My 7 year old did the placement test and was placed on the last map which gave her only 10 lessons to complete. Each lesson has about 14 or so reading activities to complete, so there was still a lot for her to do. But at the rate she was going through it, it did not take her too long to reach the end.
If I could go back in time, I would have used this with her since she was 3 and started right from the beginning. It would have been a fun way for her to learn to read.
Fortunately there’s Reading Eggspress, a way for her to continue her journey of becoming a good reader with a similar style to Reading Eggs.
The first time my daughter tried Reading Eggspress she didn’t like it. So I sat with her to see what the trouble was and discovered she was working at a level that was too difficult for her. She had done the placement test and perhaps she guessed correctly on some of the questions she didn’t know because she was placed further ahead then I believe she was.
So I told her to start from the beginning, and this made all the difference. She once again was enjoying it.
The program keeps placing her at the level they assessed her at when she logs in, but she has access to all previous levels so with a few clicks she’s able to return to the level we believe her to be in.
It’s similar idea to Reading Eggs with collecting eggs to spend on age-appropriate awards that will appeal to the child.
My daughter spends A LOT of time on the program mearly because she so frequently begs me to play it. This is no exaggeration. Instead of watching TV with me before bed, my daughter chooses to read books and answer reading comprehension questions to collect eggs and trading cards.
7 year olds Opinion
Since my daughter is 7, and at the age where both Reading Eggs & Reading Eggspress are a possibility, I asked her which one she likes better. This is her answer:
I like both as they are similar, but Reading Eggspress is my favourite. Reading Eggs has more playing, but Reading Eggspress has better pets to collect.
Apparently she likes the house in Reading Eggspress better and is buying pets for her house. She’s currently collecting eggs to buy a bird she likes.
After trying Mathseeds my daughter told me it was too boring. I asked her again at a different time to try it once more. I got the same feedback.
So I sat with her to see for myself. My opinion is that even tho she was working at the correct math level, the lessons and activities would appeal more to a much younger child. It’s colourful, has instructional cartoons, singing, games, etc. It has the makings of being fun, but for a much younger audience.
Even if it was more age appropriate, I feel the instruction was much too slow and drawn out. I think if I had a 3-4 year old, I might consider it as an option, but it definitely wasn’t a good fit for my 7 year old.
Reading Eggs Junior
I can’t comment too much on this as my daughter did not use this, but I did poke around a little to see what it was like. There are sing-alongs, audio books, alphabet games, etc.
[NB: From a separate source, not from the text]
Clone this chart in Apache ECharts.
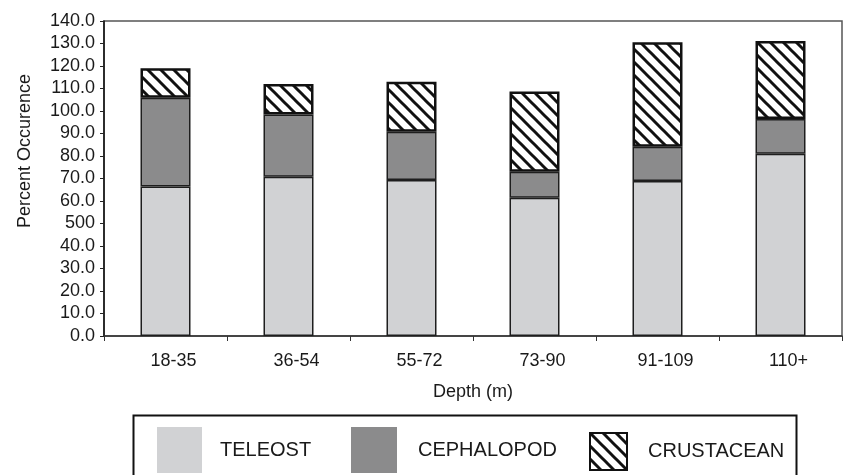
<!DOCTYPE html>
<html>
<head>
<meta charset="utf-8">
<script src="https://cdn.jsdelivr.net/npm/echarts@6/dist/echarts.min.js"></script>
<style>
html,body{margin:0;padding:0;background:#fff;}
#chart{width:844px;height:475px;}
</style>
</head>
<body>
<div id="chart"></div>
<script>
const categories = ['18-35', '36-54', '55-72', '73-90', '91-109', '110+'];
const teleost = [66.4, 70.8, 69.3, 61.5, 68.9, 81.0];
const cephalopod = [39.5, 27.7, 21.5, 11.5, 15.2, 15.4];
const crustacean = [13.1, 13.5, 22.2, 35.7, 46.4, 34.7];
const yTickLabels = ['0.0', '10.0', '20.0', '30.0', '40.0', '500', '60.0', '70.0', '80.0', '90.0', '100.0', '110.0', '120.0', '130.0', '140.0'];
const seriesNames = ['TELEOST', 'CEPHALOPOD', 'CRUSTACEAN'];

function makeHatch() {
  const p = 13;
  const c = document.createElement('canvas');
  c.width = p; c.height = p;
  const ctx = c.getContext('2d');
  ctx.fillStyle = '#ffffff';
  ctx.fillRect(0, 0, p, p);
  ctx.strokeStyle = '#111111';
  ctx.lineWidth = 3;
  for (let k = -1; k <= 1; k++) {
    ctx.beginPath();
    ctx.moveTo(k * p - 2, -2);
    ctx.lineTo(k * p + p + 2, p + 2);
    ctx.stroke();
  }
  return c;
}
const hatch = { image: makeHatch(), repeat: 'repeat' };

const font = 'Liberation Sans, Arial, Helvetica, sans-serif';
const chart = echarts.init(document.getElementById('chart'), null, { renderer: 'canvas' });

const option = {
  animation: false,
  backgroundColor: '#ffffff',
  textStyle: { fontFamily: font, color: '#1a1a1a' },
  grid: {
    left: 104, right: 2, top: 21, bottom: 139,
    show: true, borderColor: '#555555', borderWidth: 1.5, containLabel: false
  },
  xAxis: {
    type: 'category',
    data: categories,
    name: 'Depth (m)',
    nameLocation: 'middle',
    nameGap: 47,
    nameTextStyle: { fontSize: 18, color: '#1a1a1a', fontFamily: font },
    axisLine: { lineStyle: { color: '#333333', width: 1.5 } },
    axisTick: { show: true, alignWithLabel: false, length: 5, lineStyle: { color: '#333333', width: 1 } },
    axisLabel: { fontSize: 18, color: '#1a1a1a', margin: 16, padding: [0, 0, 0, 16], fontFamily: font },
    splitLine: { show: false }
  },
  yAxis: {
    type: 'value',
    min: 0, max: 140, interval: 10,
    axisLine: { show: true, lineStyle: { color: '#111111', width: 1.5 } },
    axisTick: { show: true, length: 4, lineStyle: { color: '#222222', width: 1 } },
    axisLabel: {
      fontSize: 18, color: '#1a1a1a', margin: 9, fontFamily: font,
      formatter: function (v) { return yTickLabels[Math.round(v / 10)]; }
    },
    splitLine: { show: false }
  },
  legend: [
    {
      data: [seriesNames[0]], left: 152, top: 422, itemWidth: 45, itemHeight: 46, icon: 'rect',
      itemStyle: { borderWidth: 0 },
      textStyle: { fontSize: 20, color: '#1a1a1a', padding: [0, 0, 0, 13], fontFamily: font },
      selectedMode: false
    },
    {
      data: [seriesNames[1]], left: 346, top: 422, itemWidth: 46, itemHeight: 46, icon: 'rect',
      itemStyle: { borderWidth: 0 },
      textStyle: { fontSize: 20, color: '#1a1a1a', padding: [0, 0, 0, 16], fontFamily: font },
      selectedMode: false
    },
    {
      data: [seriesNames[2]], left: 584, top: 427, itemWidth: 37, itemHeight: 37, icon: 'rect',
      itemStyle: { borderColor: '#111111', borderWidth: 2 },
      textStyle: { fontSize: 20, color: '#1a1a1a', padding: [0, 0, 0, 16], fontFamily: font },
      selectedMode: false
    }
  ],
  graphic: [
    {
      type: 'rect', left: 131, top: 413,
      shape: { width: 663, height: 100 },
      style: { fill: 'none', stroke: '#111111', lineWidth: 2 },
      silent: true
    },
    {
      type: 'text', x: 25, y: 151, rotation: Math.PI / 2,
      style: { text: 'Percent Occurence', fontSize: 18, fontFamily: font, fill: '#1a1a1a', align: 'center', verticalAlign: 'middle' },
      silent: true
    }
  ],
  series: [
    {
      name: seriesNames[0], type: 'bar', stack: 'total', data: teleost, barWidth: 50,
      itemStyle: { color: '#d1d2d4', borderColor: '#1e1e1e', borderWidth: 1.5 }
    },
    {
      name: seriesNames[1], type: 'bar', stack: 'total', data: cephalopod, barWidth: 50,
      itemStyle: { color: '#8b8b8c', borderColor: '#1e1e1e', borderWidth: 1.5 }
    },
    {
      name: seriesNames[2], type: 'bar', stack: 'total', data: crustacean, barWidth: 50,
      itemStyle: { color: hatch, borderColor: '#111111', borderWidth: 2.5 }
    }
  ]
};
chart.setOption(option);
</script>
</body>
</html>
It seemed to me that a great portion of the time I was trying to use the program it was “Loading”. I did not run into this issue with the other 3 programs.
If I had a child between the ages of 2-4, I don’t think I would buy a subscription with just this program in mind, as I feel there are enough free apps, YouTube video’s, and educational tv shows that I could use instead.
My 7 year old highly enjoys Reading Eggs and Reading Eggspress, and is always asking me to do it. If I could go back in time, I would have started her on Reading Eggs when she was 3. I am impressed with the high level of instruction, the variety of activities, and the fun factor.
On the negative side, Mathseeds didn’t work for us. And I wasn’t overly excited about Reading Eggs Junior either.
A subscription gives access to all 4 programs which is nice.